» Problem requirements:
Begin with the opening line of the records and extract each line through the one holding "err_orange = [0, 0, 0, 3.1, 1.9, 1.8, 0]"; pictures are not part of the copy.

— begin —

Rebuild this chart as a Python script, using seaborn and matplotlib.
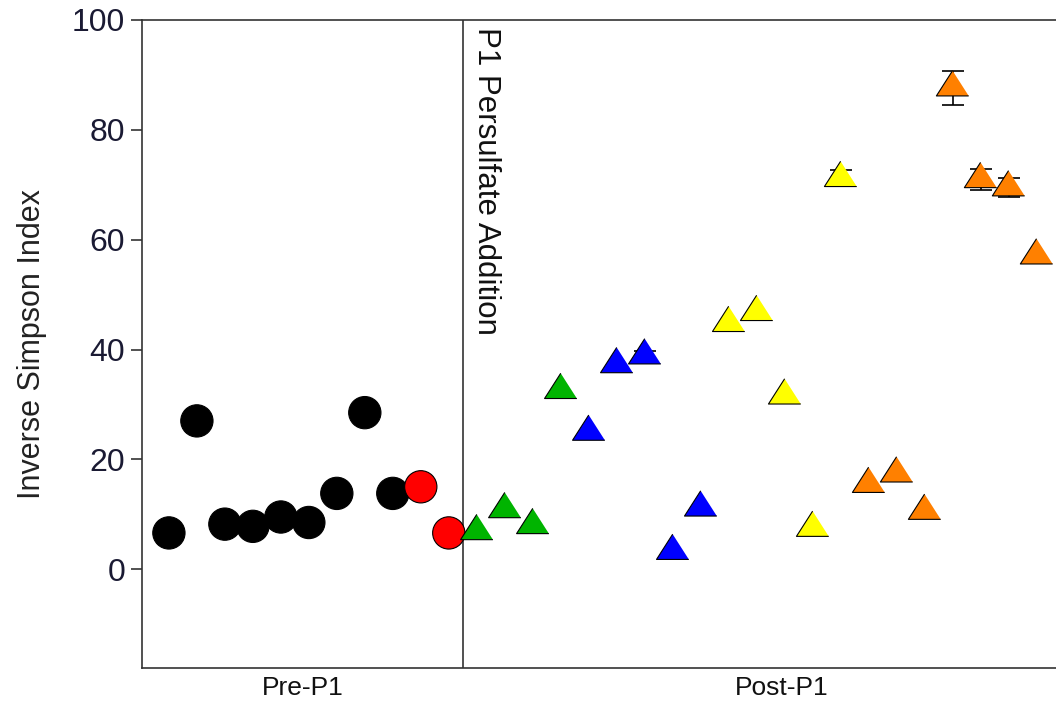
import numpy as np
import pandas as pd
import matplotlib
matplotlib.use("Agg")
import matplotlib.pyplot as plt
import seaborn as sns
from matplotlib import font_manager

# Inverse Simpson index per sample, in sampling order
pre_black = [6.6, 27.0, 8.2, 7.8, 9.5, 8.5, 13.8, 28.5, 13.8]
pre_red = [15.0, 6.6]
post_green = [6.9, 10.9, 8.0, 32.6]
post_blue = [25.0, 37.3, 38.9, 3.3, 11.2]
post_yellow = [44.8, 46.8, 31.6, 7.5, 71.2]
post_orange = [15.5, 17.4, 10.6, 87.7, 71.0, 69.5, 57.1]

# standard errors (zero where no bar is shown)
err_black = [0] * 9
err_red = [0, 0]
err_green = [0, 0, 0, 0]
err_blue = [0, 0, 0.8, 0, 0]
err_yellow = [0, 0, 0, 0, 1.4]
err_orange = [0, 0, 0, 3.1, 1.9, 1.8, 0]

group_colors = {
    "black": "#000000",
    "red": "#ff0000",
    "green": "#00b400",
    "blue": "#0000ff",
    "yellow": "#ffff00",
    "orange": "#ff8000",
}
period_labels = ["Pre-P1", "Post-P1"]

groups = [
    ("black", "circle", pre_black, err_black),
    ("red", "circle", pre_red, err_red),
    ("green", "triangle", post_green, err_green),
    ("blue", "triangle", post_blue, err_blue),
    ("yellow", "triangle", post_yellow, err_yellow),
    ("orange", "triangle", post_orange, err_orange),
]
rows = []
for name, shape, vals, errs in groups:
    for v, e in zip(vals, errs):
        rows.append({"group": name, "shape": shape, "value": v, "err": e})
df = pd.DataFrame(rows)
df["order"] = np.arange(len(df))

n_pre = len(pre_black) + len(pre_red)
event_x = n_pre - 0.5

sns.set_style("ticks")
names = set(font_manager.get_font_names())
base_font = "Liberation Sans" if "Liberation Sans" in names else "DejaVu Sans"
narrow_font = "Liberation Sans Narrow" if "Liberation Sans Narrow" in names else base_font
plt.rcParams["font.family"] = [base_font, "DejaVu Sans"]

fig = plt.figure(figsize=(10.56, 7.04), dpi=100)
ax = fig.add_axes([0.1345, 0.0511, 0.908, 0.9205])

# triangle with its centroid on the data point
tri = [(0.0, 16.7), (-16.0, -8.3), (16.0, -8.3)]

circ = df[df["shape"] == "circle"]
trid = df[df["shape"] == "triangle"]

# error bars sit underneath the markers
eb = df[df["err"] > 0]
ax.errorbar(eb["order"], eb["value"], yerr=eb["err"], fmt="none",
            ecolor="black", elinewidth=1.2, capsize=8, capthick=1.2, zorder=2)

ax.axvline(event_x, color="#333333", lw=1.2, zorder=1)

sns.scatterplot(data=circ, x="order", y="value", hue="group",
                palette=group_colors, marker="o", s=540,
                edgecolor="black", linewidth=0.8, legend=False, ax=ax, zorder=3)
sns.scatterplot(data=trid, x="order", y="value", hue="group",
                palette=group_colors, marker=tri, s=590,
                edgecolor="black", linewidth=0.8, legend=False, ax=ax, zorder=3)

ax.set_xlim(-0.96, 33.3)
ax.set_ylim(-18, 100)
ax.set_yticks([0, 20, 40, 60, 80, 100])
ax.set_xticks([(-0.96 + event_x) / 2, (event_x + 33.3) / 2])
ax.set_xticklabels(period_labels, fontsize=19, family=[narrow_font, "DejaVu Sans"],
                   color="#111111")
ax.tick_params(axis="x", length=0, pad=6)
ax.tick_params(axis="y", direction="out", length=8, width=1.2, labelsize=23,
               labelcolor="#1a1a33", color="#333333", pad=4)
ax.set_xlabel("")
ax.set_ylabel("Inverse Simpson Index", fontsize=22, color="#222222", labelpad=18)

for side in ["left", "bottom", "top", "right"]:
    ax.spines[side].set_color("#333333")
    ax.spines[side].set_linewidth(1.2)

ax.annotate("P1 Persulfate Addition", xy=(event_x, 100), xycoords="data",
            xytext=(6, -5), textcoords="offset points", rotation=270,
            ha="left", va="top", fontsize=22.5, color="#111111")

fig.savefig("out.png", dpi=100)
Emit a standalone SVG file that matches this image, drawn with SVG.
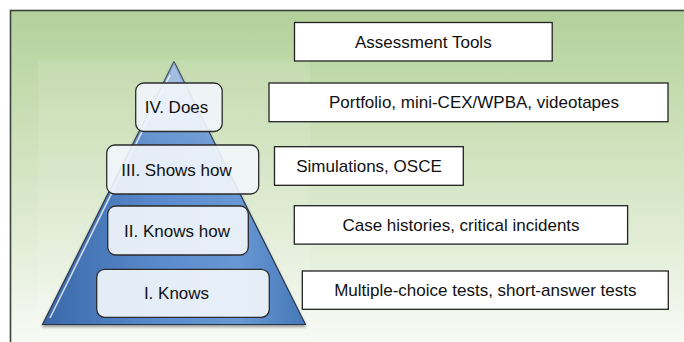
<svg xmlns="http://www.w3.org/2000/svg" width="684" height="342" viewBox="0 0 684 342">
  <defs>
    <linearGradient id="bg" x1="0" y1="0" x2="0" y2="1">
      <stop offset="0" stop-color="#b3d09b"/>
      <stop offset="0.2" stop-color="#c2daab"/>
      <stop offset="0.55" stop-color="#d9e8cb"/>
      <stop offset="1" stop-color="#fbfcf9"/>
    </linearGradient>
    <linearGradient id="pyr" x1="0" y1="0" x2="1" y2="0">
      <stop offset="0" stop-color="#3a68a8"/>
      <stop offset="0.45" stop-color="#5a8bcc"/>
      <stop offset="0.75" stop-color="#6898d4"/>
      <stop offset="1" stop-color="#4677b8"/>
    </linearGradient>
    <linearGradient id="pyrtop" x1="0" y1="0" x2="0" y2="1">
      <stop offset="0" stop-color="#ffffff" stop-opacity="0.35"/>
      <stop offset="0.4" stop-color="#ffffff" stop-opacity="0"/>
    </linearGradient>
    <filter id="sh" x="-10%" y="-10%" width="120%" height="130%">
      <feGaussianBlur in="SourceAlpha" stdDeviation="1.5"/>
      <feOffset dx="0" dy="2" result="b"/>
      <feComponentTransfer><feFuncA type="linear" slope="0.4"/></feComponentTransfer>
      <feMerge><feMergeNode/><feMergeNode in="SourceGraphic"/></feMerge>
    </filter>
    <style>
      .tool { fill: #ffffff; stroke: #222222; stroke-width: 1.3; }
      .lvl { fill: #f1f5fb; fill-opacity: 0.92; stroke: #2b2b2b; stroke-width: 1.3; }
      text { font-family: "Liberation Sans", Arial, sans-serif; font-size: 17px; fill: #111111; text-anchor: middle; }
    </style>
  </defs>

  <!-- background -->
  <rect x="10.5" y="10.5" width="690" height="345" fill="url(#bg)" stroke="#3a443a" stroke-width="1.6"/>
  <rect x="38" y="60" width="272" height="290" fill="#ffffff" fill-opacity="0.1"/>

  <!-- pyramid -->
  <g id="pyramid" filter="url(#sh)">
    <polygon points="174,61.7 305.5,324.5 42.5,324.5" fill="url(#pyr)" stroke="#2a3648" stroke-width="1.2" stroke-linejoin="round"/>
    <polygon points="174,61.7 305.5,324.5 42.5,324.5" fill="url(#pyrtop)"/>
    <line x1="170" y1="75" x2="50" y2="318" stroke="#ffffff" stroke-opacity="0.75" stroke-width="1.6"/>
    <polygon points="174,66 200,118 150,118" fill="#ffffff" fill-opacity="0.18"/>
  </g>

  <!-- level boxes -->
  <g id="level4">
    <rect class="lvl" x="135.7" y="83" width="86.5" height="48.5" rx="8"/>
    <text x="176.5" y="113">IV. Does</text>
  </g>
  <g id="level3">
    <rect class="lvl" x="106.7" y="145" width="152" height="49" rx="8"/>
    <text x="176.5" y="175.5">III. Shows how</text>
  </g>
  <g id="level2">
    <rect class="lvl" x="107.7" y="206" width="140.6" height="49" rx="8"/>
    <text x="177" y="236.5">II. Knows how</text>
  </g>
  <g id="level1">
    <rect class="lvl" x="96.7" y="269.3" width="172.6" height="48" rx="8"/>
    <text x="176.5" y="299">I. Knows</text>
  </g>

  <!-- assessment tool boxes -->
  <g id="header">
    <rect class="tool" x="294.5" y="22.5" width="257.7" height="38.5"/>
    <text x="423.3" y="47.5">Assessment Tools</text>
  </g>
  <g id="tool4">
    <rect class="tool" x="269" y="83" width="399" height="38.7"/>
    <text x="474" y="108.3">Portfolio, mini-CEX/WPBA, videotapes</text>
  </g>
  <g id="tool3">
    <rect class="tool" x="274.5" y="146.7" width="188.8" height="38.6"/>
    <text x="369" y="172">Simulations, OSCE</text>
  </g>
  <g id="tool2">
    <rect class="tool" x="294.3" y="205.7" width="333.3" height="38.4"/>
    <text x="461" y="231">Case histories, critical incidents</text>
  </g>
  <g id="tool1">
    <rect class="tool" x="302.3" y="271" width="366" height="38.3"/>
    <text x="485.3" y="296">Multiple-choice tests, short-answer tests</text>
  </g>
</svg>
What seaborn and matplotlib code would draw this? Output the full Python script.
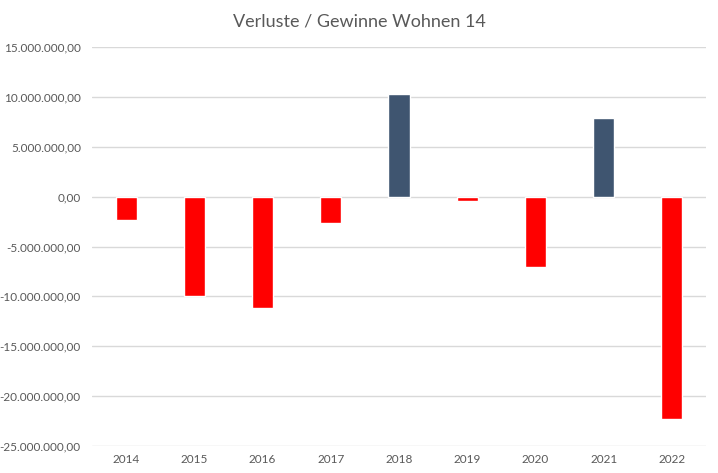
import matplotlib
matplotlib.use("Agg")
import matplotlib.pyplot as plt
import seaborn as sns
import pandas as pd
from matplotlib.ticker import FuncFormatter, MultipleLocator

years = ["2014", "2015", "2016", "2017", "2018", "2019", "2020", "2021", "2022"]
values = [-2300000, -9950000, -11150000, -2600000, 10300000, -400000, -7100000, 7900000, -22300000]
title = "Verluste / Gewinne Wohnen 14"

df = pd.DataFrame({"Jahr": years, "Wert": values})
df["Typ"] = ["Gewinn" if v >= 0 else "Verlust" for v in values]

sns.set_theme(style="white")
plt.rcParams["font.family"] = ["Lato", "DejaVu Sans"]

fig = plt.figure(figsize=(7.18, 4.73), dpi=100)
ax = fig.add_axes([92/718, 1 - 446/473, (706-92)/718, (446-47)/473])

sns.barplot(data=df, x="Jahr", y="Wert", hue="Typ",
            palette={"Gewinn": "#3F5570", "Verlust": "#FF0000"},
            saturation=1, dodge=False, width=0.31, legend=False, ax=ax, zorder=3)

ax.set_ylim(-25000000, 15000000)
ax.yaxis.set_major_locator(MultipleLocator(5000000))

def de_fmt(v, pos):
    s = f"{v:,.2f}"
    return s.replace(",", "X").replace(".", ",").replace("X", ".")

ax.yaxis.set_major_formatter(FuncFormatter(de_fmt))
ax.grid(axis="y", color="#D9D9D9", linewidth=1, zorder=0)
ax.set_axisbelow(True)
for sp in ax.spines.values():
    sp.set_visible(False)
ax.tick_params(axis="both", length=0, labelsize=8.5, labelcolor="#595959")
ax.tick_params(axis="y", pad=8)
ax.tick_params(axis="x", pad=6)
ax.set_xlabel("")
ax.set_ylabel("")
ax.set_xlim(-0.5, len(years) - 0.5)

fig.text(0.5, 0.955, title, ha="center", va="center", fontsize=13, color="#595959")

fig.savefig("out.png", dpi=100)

— end —

» Exercise output:
Rebuild this chart as a Python script, using seaborn and matplotlib.
import numpy as np
import pandas as pd
import matplotlib
matplotlib.use("Agg")
import matplotlib.pyplot as plt
import seaborn as sns
from matplotlib import font_manager

# Inverse Simpson index per sample, in sampling order
pre_black = [6.6, 27.0, 8.2, 7.8, 9.5, 8.5, 13.8, 28.5, 13.8]
pre_red = [15.0, 6.6]
post_green = [6.9, 10.9, 8.0, 32.6]
post_blue = [25.0, 37.3, 38.9, 3.3, 11.2]
post_yellow = [44.8, 46.8, 31.6, 7.5, 71.2]
post_orange = [15.5, 17.4, 10.6, 87.7, 71.0, 69.5, 57.1]

# standard errors (zero where no bar is shown)
err_black = [0] * 9
err_red = [0, 0]
err_green = [0, 0, 0, 0]
err_blue = [0, 0, 0.8, 0, 0]
err_yellow = [0, 0, 0, 0, 1.4]
err_orange = [0, 0, 0, 3.1, 1.9, 1.8, 0]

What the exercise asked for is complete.